== Aim ==
Without the pictures, print the lines running from the beginning of the material to the line containing "const iggTcdA_summary = [[0.11,0.20,0.38],[0.36,0.46,0.60]];", both ends included.

== Information supplied ==
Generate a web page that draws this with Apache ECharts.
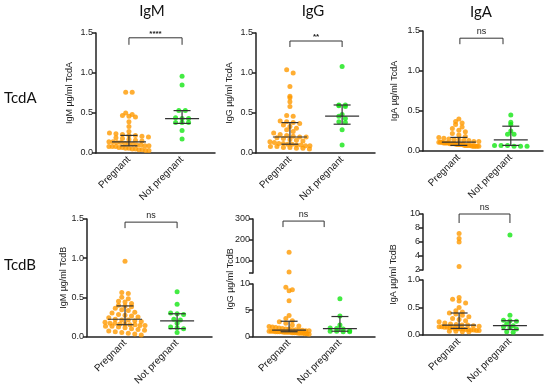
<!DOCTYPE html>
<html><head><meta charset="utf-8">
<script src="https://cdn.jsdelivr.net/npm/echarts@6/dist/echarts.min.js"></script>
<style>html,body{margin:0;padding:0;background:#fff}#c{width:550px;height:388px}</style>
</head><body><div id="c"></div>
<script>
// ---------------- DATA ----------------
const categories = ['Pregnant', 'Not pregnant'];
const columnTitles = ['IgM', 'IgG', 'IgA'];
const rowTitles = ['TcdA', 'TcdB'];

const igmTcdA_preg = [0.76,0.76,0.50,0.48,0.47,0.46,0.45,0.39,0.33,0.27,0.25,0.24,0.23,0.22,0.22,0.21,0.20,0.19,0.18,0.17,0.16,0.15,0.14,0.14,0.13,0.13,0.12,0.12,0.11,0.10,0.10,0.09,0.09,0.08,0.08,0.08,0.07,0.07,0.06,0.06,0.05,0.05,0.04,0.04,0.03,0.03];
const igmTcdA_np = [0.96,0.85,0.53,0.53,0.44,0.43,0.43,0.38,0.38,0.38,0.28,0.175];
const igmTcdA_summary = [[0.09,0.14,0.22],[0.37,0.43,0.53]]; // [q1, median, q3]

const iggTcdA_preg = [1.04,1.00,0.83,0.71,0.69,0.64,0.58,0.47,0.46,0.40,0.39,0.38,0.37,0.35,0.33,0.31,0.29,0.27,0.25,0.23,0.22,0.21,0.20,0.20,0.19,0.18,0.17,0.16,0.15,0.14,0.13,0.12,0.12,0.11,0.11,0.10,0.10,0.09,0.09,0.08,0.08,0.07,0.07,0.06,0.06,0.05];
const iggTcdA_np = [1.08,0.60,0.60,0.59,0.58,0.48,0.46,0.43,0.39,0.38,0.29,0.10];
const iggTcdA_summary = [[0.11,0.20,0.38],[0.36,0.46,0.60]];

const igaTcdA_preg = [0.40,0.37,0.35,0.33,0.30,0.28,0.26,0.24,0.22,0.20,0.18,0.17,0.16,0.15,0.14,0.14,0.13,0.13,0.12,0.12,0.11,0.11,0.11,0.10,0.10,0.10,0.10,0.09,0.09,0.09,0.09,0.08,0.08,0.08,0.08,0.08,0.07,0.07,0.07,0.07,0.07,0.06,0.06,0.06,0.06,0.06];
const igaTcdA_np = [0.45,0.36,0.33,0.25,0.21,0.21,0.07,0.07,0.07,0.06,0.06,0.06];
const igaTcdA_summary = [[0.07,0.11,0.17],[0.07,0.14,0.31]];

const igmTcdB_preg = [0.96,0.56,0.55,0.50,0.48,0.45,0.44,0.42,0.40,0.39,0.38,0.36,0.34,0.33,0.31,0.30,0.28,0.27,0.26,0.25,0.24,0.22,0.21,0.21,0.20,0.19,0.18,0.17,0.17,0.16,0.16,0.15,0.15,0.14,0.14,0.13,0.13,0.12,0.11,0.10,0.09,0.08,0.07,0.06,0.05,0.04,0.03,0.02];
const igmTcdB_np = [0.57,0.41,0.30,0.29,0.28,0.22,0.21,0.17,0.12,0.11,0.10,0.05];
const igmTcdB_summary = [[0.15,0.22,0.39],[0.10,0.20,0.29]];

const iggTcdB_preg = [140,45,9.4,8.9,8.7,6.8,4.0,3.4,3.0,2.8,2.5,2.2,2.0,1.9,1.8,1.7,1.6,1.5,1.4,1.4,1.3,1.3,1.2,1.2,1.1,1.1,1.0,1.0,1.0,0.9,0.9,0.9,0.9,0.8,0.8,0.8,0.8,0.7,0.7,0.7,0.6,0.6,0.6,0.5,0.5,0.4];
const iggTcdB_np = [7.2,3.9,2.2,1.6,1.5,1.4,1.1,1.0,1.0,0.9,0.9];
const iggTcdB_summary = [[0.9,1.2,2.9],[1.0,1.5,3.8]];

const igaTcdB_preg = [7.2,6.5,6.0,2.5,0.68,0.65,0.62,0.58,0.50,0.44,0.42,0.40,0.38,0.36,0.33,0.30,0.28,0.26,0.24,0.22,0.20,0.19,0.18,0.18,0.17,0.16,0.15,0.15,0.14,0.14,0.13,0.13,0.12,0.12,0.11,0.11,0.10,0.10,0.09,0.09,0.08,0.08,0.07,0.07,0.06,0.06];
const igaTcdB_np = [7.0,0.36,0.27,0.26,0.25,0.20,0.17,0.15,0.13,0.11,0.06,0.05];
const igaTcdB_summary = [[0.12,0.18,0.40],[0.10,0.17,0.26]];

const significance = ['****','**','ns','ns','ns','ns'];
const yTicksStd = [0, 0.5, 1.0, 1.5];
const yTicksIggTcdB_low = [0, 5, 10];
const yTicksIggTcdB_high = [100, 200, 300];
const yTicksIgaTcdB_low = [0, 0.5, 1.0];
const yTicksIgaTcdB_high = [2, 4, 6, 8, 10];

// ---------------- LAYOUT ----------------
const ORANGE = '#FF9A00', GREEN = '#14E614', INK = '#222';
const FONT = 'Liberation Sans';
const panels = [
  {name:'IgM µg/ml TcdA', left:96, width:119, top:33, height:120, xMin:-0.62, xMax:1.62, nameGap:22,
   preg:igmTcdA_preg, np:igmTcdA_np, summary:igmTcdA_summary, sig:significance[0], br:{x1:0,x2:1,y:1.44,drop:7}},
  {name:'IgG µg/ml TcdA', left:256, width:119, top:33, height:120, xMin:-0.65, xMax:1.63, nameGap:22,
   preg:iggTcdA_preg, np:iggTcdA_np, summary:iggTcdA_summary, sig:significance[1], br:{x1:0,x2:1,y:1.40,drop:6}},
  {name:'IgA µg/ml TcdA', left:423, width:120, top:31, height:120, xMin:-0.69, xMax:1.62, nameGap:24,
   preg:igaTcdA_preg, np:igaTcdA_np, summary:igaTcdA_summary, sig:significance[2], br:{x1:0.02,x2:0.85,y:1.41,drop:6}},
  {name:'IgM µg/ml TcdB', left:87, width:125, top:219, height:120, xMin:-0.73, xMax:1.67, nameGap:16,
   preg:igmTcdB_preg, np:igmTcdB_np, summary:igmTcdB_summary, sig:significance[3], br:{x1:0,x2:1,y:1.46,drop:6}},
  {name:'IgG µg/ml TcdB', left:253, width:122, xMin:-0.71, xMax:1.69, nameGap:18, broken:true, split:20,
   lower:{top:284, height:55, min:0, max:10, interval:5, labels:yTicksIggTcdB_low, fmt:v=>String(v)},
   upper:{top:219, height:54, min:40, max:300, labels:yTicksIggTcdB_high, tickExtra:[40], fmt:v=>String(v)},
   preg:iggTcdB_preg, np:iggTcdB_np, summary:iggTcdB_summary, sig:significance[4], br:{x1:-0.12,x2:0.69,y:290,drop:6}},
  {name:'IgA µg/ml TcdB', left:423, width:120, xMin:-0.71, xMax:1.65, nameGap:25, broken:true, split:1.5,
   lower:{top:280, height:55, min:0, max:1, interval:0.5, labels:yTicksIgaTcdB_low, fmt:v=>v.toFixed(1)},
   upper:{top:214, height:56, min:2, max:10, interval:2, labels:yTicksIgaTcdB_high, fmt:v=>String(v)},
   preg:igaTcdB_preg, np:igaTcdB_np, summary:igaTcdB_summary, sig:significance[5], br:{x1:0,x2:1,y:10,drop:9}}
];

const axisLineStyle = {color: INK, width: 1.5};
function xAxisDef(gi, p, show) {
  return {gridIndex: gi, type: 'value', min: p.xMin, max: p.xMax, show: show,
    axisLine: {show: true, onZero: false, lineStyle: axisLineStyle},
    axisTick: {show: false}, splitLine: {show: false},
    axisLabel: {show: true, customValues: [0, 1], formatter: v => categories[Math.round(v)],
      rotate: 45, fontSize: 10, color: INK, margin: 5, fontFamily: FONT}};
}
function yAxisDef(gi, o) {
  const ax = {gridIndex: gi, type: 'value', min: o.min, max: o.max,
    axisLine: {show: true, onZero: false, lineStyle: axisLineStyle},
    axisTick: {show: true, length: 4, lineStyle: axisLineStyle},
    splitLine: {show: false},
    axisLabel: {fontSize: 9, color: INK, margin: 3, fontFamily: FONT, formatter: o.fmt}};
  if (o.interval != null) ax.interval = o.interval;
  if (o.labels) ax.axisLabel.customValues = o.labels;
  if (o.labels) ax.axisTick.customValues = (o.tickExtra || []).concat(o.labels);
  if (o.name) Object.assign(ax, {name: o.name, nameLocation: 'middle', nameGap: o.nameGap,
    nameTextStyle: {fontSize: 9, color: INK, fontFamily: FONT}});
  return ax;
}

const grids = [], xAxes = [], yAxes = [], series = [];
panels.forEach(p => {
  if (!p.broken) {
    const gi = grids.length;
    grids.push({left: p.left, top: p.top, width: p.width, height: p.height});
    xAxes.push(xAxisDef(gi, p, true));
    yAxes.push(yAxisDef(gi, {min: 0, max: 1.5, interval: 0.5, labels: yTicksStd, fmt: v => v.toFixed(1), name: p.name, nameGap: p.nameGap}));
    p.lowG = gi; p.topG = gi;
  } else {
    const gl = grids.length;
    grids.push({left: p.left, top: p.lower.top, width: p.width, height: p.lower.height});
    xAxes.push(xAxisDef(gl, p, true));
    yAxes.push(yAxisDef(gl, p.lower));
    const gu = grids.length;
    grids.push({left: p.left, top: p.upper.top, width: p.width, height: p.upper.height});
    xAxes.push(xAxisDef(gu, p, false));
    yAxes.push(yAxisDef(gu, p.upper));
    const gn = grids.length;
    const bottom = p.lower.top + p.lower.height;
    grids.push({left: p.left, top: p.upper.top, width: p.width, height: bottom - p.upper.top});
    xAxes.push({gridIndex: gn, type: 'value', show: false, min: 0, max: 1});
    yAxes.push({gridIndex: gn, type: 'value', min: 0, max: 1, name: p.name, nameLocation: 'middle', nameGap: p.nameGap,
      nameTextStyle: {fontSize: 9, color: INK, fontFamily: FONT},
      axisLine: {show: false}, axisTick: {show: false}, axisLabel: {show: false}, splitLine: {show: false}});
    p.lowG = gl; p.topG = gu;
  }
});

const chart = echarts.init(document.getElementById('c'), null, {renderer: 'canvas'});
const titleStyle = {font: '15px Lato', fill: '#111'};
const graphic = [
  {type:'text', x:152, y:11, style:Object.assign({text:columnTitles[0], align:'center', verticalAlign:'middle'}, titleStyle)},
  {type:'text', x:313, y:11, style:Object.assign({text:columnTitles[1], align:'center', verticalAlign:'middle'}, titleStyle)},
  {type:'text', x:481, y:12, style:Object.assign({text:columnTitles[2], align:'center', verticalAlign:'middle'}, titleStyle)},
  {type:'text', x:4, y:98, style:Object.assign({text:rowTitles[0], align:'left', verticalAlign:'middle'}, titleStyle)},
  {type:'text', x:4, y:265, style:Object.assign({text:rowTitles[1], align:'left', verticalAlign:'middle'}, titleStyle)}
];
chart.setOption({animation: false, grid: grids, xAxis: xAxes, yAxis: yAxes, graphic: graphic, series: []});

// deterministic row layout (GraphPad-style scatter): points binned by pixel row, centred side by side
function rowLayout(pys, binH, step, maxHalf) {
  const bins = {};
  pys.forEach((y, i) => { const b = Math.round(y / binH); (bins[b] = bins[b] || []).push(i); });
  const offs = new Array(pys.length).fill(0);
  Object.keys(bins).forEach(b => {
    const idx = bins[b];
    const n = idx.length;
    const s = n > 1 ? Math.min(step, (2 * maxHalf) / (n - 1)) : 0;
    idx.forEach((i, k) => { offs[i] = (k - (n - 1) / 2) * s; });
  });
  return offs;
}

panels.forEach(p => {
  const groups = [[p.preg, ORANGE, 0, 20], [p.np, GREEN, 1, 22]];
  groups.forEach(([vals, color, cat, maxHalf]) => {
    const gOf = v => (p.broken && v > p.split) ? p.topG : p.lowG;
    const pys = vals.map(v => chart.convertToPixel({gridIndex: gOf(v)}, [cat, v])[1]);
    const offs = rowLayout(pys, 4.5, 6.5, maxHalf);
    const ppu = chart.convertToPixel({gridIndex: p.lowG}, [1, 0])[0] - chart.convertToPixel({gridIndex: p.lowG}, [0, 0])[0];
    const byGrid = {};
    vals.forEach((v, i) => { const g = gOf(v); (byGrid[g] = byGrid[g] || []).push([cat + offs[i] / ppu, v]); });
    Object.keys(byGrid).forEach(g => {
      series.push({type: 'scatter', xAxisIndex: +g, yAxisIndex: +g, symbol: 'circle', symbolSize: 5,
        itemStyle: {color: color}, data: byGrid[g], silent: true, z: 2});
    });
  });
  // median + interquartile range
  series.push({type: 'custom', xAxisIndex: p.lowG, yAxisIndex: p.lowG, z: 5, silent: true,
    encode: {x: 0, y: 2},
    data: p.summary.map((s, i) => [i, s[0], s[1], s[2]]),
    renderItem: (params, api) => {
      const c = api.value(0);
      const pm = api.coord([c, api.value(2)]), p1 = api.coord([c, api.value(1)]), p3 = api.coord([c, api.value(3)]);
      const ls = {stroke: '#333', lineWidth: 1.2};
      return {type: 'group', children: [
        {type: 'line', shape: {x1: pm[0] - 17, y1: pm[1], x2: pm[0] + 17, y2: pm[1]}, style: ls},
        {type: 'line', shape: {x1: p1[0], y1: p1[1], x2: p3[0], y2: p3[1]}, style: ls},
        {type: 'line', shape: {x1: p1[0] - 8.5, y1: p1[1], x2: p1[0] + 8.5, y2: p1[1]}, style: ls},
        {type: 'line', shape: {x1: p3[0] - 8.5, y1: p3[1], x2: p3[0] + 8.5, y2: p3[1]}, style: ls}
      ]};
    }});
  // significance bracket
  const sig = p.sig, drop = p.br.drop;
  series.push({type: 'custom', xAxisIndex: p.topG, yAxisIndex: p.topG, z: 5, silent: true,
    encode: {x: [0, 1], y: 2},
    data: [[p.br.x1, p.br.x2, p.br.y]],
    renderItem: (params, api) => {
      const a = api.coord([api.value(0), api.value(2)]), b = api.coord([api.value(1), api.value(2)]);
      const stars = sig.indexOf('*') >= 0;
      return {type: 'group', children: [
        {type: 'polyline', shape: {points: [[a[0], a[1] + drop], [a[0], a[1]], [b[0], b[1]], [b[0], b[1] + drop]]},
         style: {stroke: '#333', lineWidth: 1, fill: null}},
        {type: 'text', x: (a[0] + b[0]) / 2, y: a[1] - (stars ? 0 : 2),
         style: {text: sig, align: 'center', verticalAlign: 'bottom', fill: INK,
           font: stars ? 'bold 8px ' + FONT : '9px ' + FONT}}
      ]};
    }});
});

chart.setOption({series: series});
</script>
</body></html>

== Output of the task ==
Generate a web page that draws this with Apache ECharts.
<!DOCTYPE html>
<html><head><meta charset="utf-8">
<script src="https://cdn.jsdelivr.net/npm/echarts@6/dist/echarts.min.js"></script>
<style>html,body{margin:0;padding:0;background:#fff}#c{width:550px;height:388px}</style>
</head><body><div id="c"></div>
<script>
// ---------------- DATA ----------------
const categories = ['Pregnant', 'Not pregnant'];
const columnTitles = ['IgM', 'IgG', 'IgA'];
const rowTitles = ['TcdA', 'TcdB'];

const igmTcdA_preg = [0.76,0.76,0.50,0.48,0.47,0.46,0.45,0.39,0.33,0.27,0.25,0.24,0.23,0.22,0.22,0.21,0.20,0.19,0.18,0.17,0.16,0.15,0.14,0.14,0.13,0.13,0.12,0.12,0.11,0.10,0.10,0.09,0.09,0.08,0.08,0.08,0.07,0.07,0.06,0.06,0.05,0.05,0.04,0.04,0.03,0.03];
const igmTcdA_np = [0.96,0.85,0.53,0.53,0.44,0.43,0.43,0.38,0.38,0.38,0.28,0.175];
const igmTcdA_summary = [[0.09,0.14,0.22],[0.37,0.43,0.53]]; // [q1, median, q3]

const iggTcdA_preg = [1.04,1.00,0.83,0.71,0.69,0.64,0.58,0.47,0.46,0.40,0.39,0.38,0.37,0.35,0.33,0.31,0.29,0.27,0.25,0.23,0.22,0.21,0.20,0.20,0.19,0.18,0.17,0.16,0.15,0.14,0.13,0.12,0.12,0.11,0.11,0.10,0.10,0.09,0.09,0.08,0.08,0.07,0.07,0.06,0.06,0.05];
const iggTcdA_np = [1.08,0.60,0.60,0.59,0.58,0.48,0.46,0.43,0.39,0.38,0.29,0.10];
const iggTcdA_summary = [[0.11,0.20,0.38],[0.36,0.46,0.60]];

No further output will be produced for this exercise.